Emily Goldberg ’05 isn’t quite ready for her close-up. Instead, she enjoys working behind the scenes on NBC’s “The Today Show.”

It was a speech by William Wermuth ’98 at Lafayette that changed her life. As head of the page program at NBC, Wermuth made the program sound irresistible. Goldberg secured an externship with him through the Office of Career Services.

Over two days, she toured the studios, talked with human resources representatives, went to a taping of “Late Night with Conan O’Brien,” and spent an afternoon at MSNBC learning about news programming. She also had meetings with “Today Show” co-anchor Matt Lauer, NBC’s director of operations, and guest relations specialists.

Goldberg applied to be a page — along with about 10,000 other people. Accepted with 50 other recent graduates, she gave tours of the NBC studios to groups of 30 people.

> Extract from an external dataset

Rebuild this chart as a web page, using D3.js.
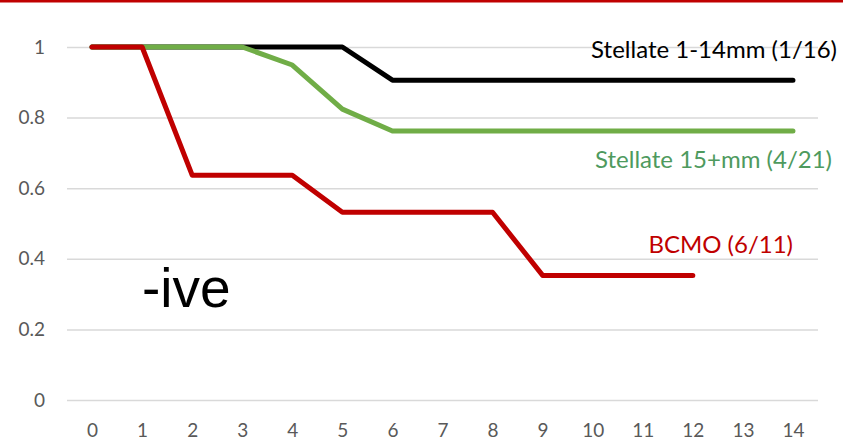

As vice president for membership of her sorority at Lafayette, she was used to being outgoing, but these tours were something different.

“Nothing would have prepared me for giving tours five times a day,” she says.

Working six days a week, she also had the chance to rotate into other departments and television shows through another competitive process. She worked as an administrative assistant at “Dateline,” a greenroom escort for “The Today Show,” and as an assistant at “Mad Monday” for CNBC.

The page program made no promises of job placement, and Goldberg packed up and decided to travel for a few months before hunkering down to look for a job.

Instead, NBC called with a job opportunity within weeks. She began in August 2006 as an assistant to a senior “Today Show” producer. Her contract ended in August and she impressed her employers enough to be retained as a research assistant, a position that also supports the show’s producers. Eventually she’d like to be a producer herself.

“You don’t have to get a master’s degree in journalism to be able to do this,” says Goldberg, a history and government & law graduate. “It’s a lot of on-the-job training.”